In order to prevent your kids getting lice in the first place, you could use products that contain natural headlice repellents.
Vosene’s 3 in 1 kid’s shampoo (£2.49) contains tea tree oil and lemon eucalyptus oil, to help keep head lice at bay – as does the brand’s conditioning defence spray (£3.00).
Puressentiel also sell a headlice repellent spray (£9.99) which is clinically proven to repel lice and prevent infestation for 24 hours.
If your child is unlucky enough to have head lice then one of the most common methods to get head lice is a metal louse comb.
These are a cheap way to remove lice from the scalp and can be purchased for under £4.00, such as the Superdrug Metal Nit and Head Lice Comb.
Plastic combs are even cheap than this and can be purchased for as little as 50p.
You need to start at the scalp to catch the lice eggs which are laid and hatch just a fraction away from the scalp.
To make sure you catch them you should comb each section in multiple directions and pull the comb all the way through to the ends of the hair – it’s likely you will see lice on the comb after you pull it through.
Check, Treat, Complete
Ian recommended using a ‘Check, Treat, Complete’ step-by-step process.
He explained: “Firstly, you need to check children’s hair once a week using a plastic detection comb (with teeth no more than 0.3mm apart), if live lice are found, consult a pharmacist for treatment advice.
“Some people may choose to treat the whole family even if head lice are only found on one or more of the children, but this is really not necessary and may cause undue stress.
“Next, treat, if live lice are identified. For example, the Hedrin All In One Shampoo contains isononyl isononanoate, an active ingredient which kills lice in just five minutes.
“Make sure to follow the treatment instructions carefully, with Hedrin’s shampoo, you simply apply to dry hair (from root to tip), leave for no more than 5 minutes, wet hair to make a lather, comb through a section at the time.”
One that is complete the last step is to do a further check a week after application, and you should repeat the treatment for a second time to kill any lice that may have hatched from surviving eggs during that time.
BLOW BUGS AWAY
Most of us have a hair dryer at home and a previous study found that using short sharp bursts of hot air on lice can help get rid of them.
Experts at the University of Utah said blasting the lice with hot air with a normal hair dryer killed 55 per cent of the lice.
If you’re going to try this method it’s important to only use short sharp bursts of hot air as you don’t want to burn your child’s scalp.
Using natural products can sometimes be better for those who have a sensitive scalp.
Products such as tea tree oil cost around £3.00 and you can also use other natural lotions and oils such as eucalyptus oil and lavender oil herbal remedies, the NHS says.
Pharmacies are often stocked up with lice lotions.
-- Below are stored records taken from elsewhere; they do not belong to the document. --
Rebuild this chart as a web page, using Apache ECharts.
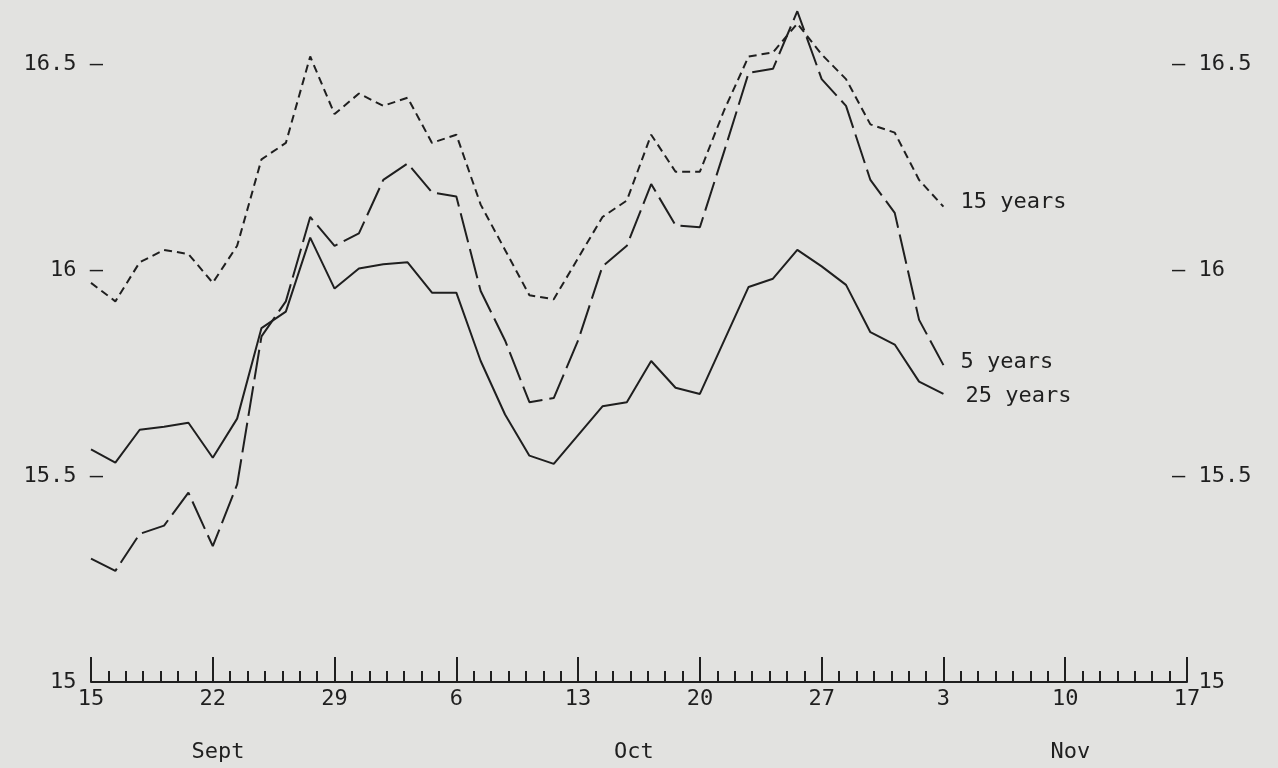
<!DOCTYPE html>
<html>
<head>
<meta charset="utf-8">
<script src="https://cdn.jsdelivr.net/npm/echarts@6/dist/echarts.min.js"></script>
<style>
html,body{margin:0;padding:0;background:#e2e2e0;}
#chart{width:1278px;height:768px;}
</style>
</head>
<body>
<div id="chart"></div>
<script>
// X-axis day tick labels (every 7 days from 15 Sept to 17 Nov)
const xTickLabels = ['15', '22', '29', '6', '13', '20', '27', '3', '10', '17'];
const monthNames = ['Sept', 'Oct', 'Nov'];
const yTickValues = [15, 15.5, 16, 16.5];
const seriesNames = ['15 years', '5 years', '25 years'];

// Daily (business-day) yields, 15 Sept - 3 Nov
const yields15 = [15.97, 15.925, 16.02, 16.05, 16.04, 15.97, 16.06, 16.27, 16.31, 16.52,
  16.38, 16.43, 16.40, 16.42, 16.31, 16.33, 16.16, 16.05, 15.94, 15.93,
  16.03, 16.13, 16.17, 16.33, 16.24, 16.24, 16.39, 16.52, 16.53, 16.60,
  16.525, 16.465, 16.355, 16.335, 16.22, 16.155];
const yields5 = [15.30, 15.27, 15.36, 15.38, 15.46, 15.33, 15.48, 15.84, 15.925, 16.13,
  16.06, 16.09, 16.22, 16.26, 16.19, 16.18, 15.95, 15.83, 15.68, 15.69,
  15.83, 16.01, 16.06, 16.21, 16.11, 16.105, 16.29, 16.48, 16.49, 16.63,
  16.465, 16.40, 16.22, 16.14, 15.88, 15.77];
const yields25 = [15.565, 15.533, 15.613, 15.62, 15.63, 15.545, 15.64, 15.86, 15.90, 16.08,
  15.956, 16.005, 16.015, 16.02, 15.946, 15.946, 15.78, 15.65, 15.55, 15.53,
  15.60, 15.67, 15.68, 15.78, 15.715, 15.70, 15.83, 15.96, 15.98, 16.05,
  16.01, 15.965, 15.85, 15.82, 15.73, 15.70];

// Five business days are spread evenly over each 7-day week on the plot
function toPoints(vals) {
  return vals.map(function (v, i) { return [i * 7 / 5, v]; });
}

const FONT = 'DejaVu Sans Mono';
const INK = '#1f1f1f';
const FS = 22;
const chart = echarts.init(document.getElementById('chart'), null, {renderer: 'canvas'});

function yAxisCfg(pos) {
  const left = pos === 'left';
  return {
    type: 'value', position: pos, min: 15, max: 16.65,
    axisLine: {show: false},
    splitLine: {show: false},
    axisTick: {show: false},
    axisLabel: {customValues: yTickValues, margin: left ? -12 : -15,
      align: left ? 'right' : 'left',
      fontFamily: FONT, fontSize: FS, color: INK,
      formatter: function (v) {
        if (v === 15) { return left ? '15  ' : '  15'; }
        return left ? (v + ' \u2013') : ('\u2013 ' + v);
      }}
  };
}

function lineSeries(name, vals, dash, offset) {
  return {
    name: name, type: 'line', data: toPoints(vals), symbol: 'none', clip: false,
    xAxisIndex: 0, yAxisIndex: 0,
    lineStyle: {color: INK, width: 2, type: dash},
    endLabel: {show: true, formatter: name, fontFamily: FONT, fontSize: FS, color: INK,
      distance: 8, offset: offset},
    emphasis: {disabled: true}
  };
}

chart.setOption({
  animation: false,
  backgroundColor: '#e2e2e0',
  grid: {left: 91, right: 91, top: 3, bottom: 86},
  xAxis: [{
    type: 'value', min: 0, max: 63, interval: 7, position: 'bottom',
    axisLine: {show: true, lineStyle: {color: INK, width: 2}},
    axisTick: {show: true, inside: true, length: 25, lineStyle: {color: INK, width: 2}},
    minorTick: {show: true, splitNumber: 7, length: 11, lineStyle: {color: INK, width: 2}},
    splitLine: {show: false}, minorSplitLine: {show: false},
    axisLabel: {margin: 6, fontFamily: FONT, fontSize: FS, color: INK,
      formatter: function (v) { return xTickLabels[Math.round(v / 7)]; }}
  }, {
    type: 'value', min: 0, max: 63, position: 'bottom',
    axisLine: {show: false}, axisTick: {show: false}, splitLine: {show: false},
    axisLabel: {customValues: [7.3, 31.2, 56.3], margin: 59, fontFamily: FONT, fontSize: FS, color: INK,
      formatter: function (v) { return monthNames[v < 20 ? 0 : (v < 45 ? 1 : 2)]; }}
  }],
  yAxis: [yAxisCfg('left'), yAxisCfg('right')],
  series: [
    lineSeries(seriesNames[0], yields15, [8, 5], [9, -4]),
    lineSeries(seriesNames[1], yields5, [30, 7], [9, -3]),
    lineSeries(seriesNames[2], yields25, 'solid', [14, 2])
  ]
});
</script>
</body>
</html>
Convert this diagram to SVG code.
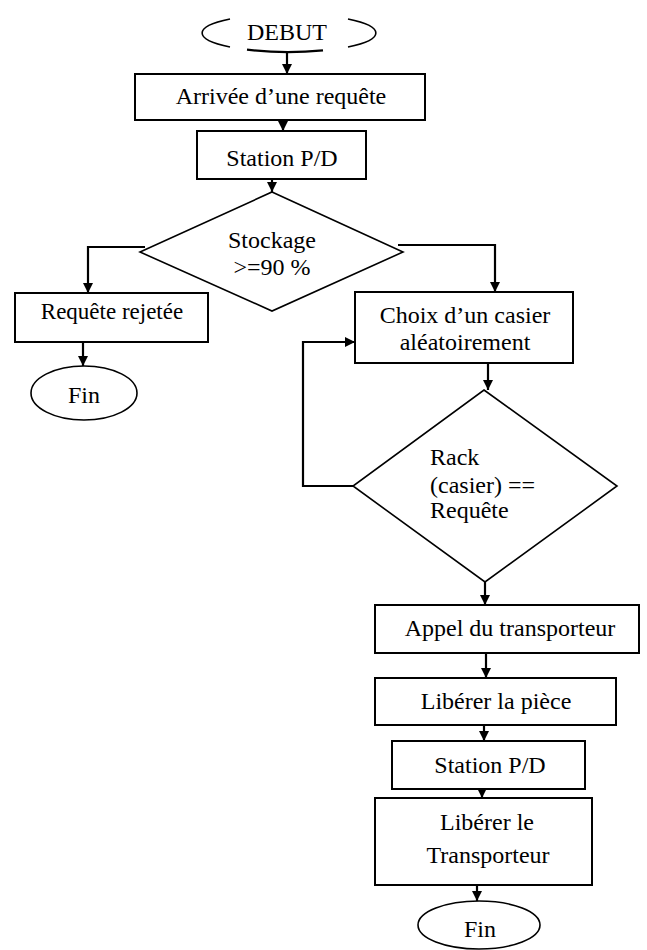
<svg xmlns="http://www.w3.org/2000/svg" width="647" height="950" viewBox="0 0 647 950">
<defs>
<marker id="ah" viewBox="0 0 10 10" refX="10" refY="5" markerWidth="10" markerHeight="10" markerUnits="userSpaceOnUse" orient="auto">
<path d="M0,0 L10,5 L0,10 z" fill="#000"/>
</marker>
</defs>
<style>
.box{fill:#fff;stroke:#000;stroke-width:2}
.dia{fill:#fff;stroke:#000;stroke-width:1.6}
.term{fill:#fff;stroke:#000;stroke-width:1.6}
.arc{fill:none;stroke:#000;stroke-width:1.6}
text{font-family:'Liberation Serif','DejaVu Serif','Times New Roman',serif;font-size:24px;fill:#000}
.t{text-anchor:middle}
.c{fill:none;stroke:#000;stroke-width:2.2;marker-end:url(#ah)}
</style>
<rect width="647" height="950" fill="#fff"/>
<g id="connectors">
<path class="c" d="M287,51 V74"/>
<path class="c" d="M283,120 V131"/>
<path class="c" d="M272,179 V192"/>
<path class="c" d="M145,247 H88 V293"/>
<path class="c" d="M398,245 H495 V292"/>
<path class="c" d="M83,342 V366"/>
<path class="c" d="M353,486 H303 V342 H355"/>
<path class="c" d="M488,363 V390"/>
<path class="c" d="M485,582 V605"/>
<path class="c" d="M486,653 V678"/>
<path class="c" d="M484,712 V741"/>
<path class="c" d="M482,776 V798"/>
<path class="c" d="M477,870 V901"/>
</g>
<g id="debut">
<path class="arc" d="M230,19 A86,19 0 0,0 230,47"/>
<path class="arc" d="M348,19 A86,19 0 0,1 348,47"/>
<path class="arc" style="stroke-width:2.2" d="M247,49.7 A86,19 0 0,0 323,50.4"/>
<text class="t" x="287" y="40">DEBUT</text>
</g>
<g id="arrivee">
<rect class="box" x="135" y="74" width="290" height="46"/>
<text class="t" x="281" y="104">Arrivée d’une requête</text>
</g>
<g id="station1">
<rect class="box" x="197" y="131" width="169" height="48"/>
<text class="t" x="282" y="166">Station P/D</text>
</g>
<g id="stockage">
<polygon class="dia" points="272,192 403,252 272,311 140,252"/>
<text class="t" x="272" y="248">Stockage</text>
<text class="t" x="272" y="275">&gt;=90 %</text>
</g>
<g id="rejetee">
<rect class="box" x="15" y="293" width="193" height="49"/>
<text class="t" x="112" y="319" style="font-size:23px">Requête rejetée</text>
</g>
<g id="fin1">
<ellipse class="term" cx="84" cy="393" rx="53" ry="27"/>
<text class="t" x="84" y="403">Fin</text>
</g>
<g id="choix">
<rect class="box" x="355" y="292" width="218" height="71"/>
<text class="t" x="465" y="323">Choix d’un casier</text>
<text class="t" x="465" y="350">aléatoirement</text>
</g>
<g id="rack">
<polygon class="dia" points="484,390 617,486 485,582 353,486"/>
<text x="430" y="465">Rack</text>
<text x="430" y="493">(casier) ==</text>
<text x="430" y="518">Requête</text>
</g>
<g id="appel">
<rect class="box" x="375" y="605" width="264" height="48"/>
<text class="t" x="510" y="636">Appel du transporteur</text>
</g>
<g id="liberer-piece">
<rect class="box" x="375" y="678" width="241" height="47"/>
<text class="t" x="496" y="709">Libérer la pièce</text>
</g>
<g id="station2">
<rect class="box" x="392" y="741" width="193" height="48"/>
<text class="t" x="490" y="773">Station P/D</text>
</g>
<g id="liberer-transporteur">
<rect class="box" x="375" y="798" width="217" height="87"/>
<text class="t" x="487" y="830">Libérer le</text>
<text class="t" x="488" y="863">Transporteur</text>
</g>
<g id="fin2">
<ellipse class="term" cx="479" cy="925" rx="61" ry="24"/>
<text class="t" x="480" y="937">Fin</text>
</g>
</svg>
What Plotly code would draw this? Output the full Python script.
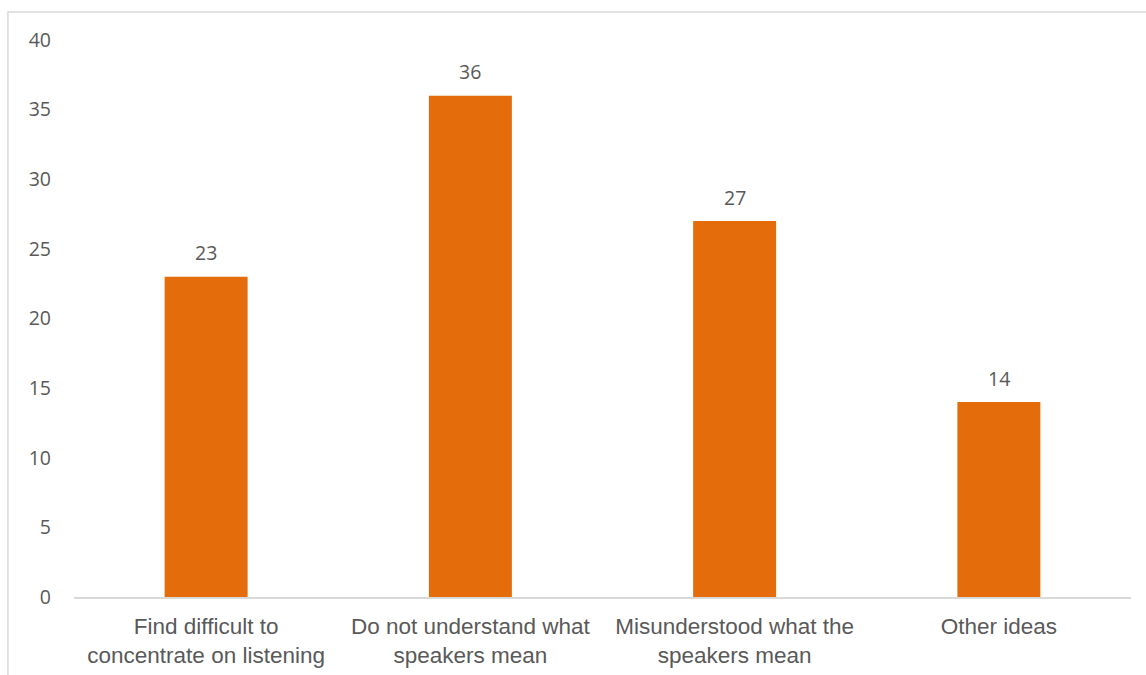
import plotly.graph_objects as go

categories = ["Find difficult to<br>concentrate on listening",
              "Do not understand what<br>speakers mean",
              "Misunderstood what the<br>speakers mean",
              "Other ideas"]
values = [23, 36, 27, 14]
y_ticks = [0, 5, 10, 15, 20, 25, 30, 35, 40]

BAR = "#E46C0A"
TXT = "#595959"

fig = go.Figure(go.Bar(x=categories, y=values, marker_color=BAR, marker_line_width=0))

for c, v in zip(categories, values):
    fig.add_annotation(x=c, y=v, text=str(v), showarrow=False, yshift=24,
                       font=dict(family="Open Sans", size=19.5, color=TXT))

fig.add_shape(type="rect", xref="paper", yref="paper",
              x0=-0.0625, x1=1.2, y0=-0.5, y1=1.0503,
              line=dict(color="#D9D9D9", width=1.5), fillcolor="rgba(0,0,0,0)", layer="below")

fig.update_layout(
    width=1146, height=675,
    margin=dict(l=74, r=15, t=40, b=78),
    plot_bgcolor="white", paper_bgcolor="white",
    bargap=0.686,
    showlegend=False,
    xaxis=dict(showline=True, linecolor="#D9D9D9", linewidth=1.5, ticks="",
               ticklabelstandoff=8, automargin=False,
               tickfont=dict(family="Liberation Sans", size=22.5, color=TXT),
               showgrid=False, zeroline=False, fixedrange=True),
    yaxis=dict(range=[0, 40], tickvals=y_ticks, showgrid=False, zeroline=False,
               showline=False, ticks="", ticklabelstandoff=22, automargin=False,
               tickfont=dict(family="Open Sans", size=19.5, color=TXT)),
)

fig.write_html("out.html")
These are usually a little bit more expensive than natural oils and range from anything from £5 to £20.
Products that contain isononyl isononanoate, can be useful as this is an active ingredient which kills lice in just five minutes.
Lucy Morton Channon, Superdrug’s Pharmacy Superintendent said you should try and use something gentle of the scalp.
Superdrug also sell a £6.49 spray which can be used to kill headlice.
Lucy said you should peak to your local pharmacy team for the best advice for you and your family.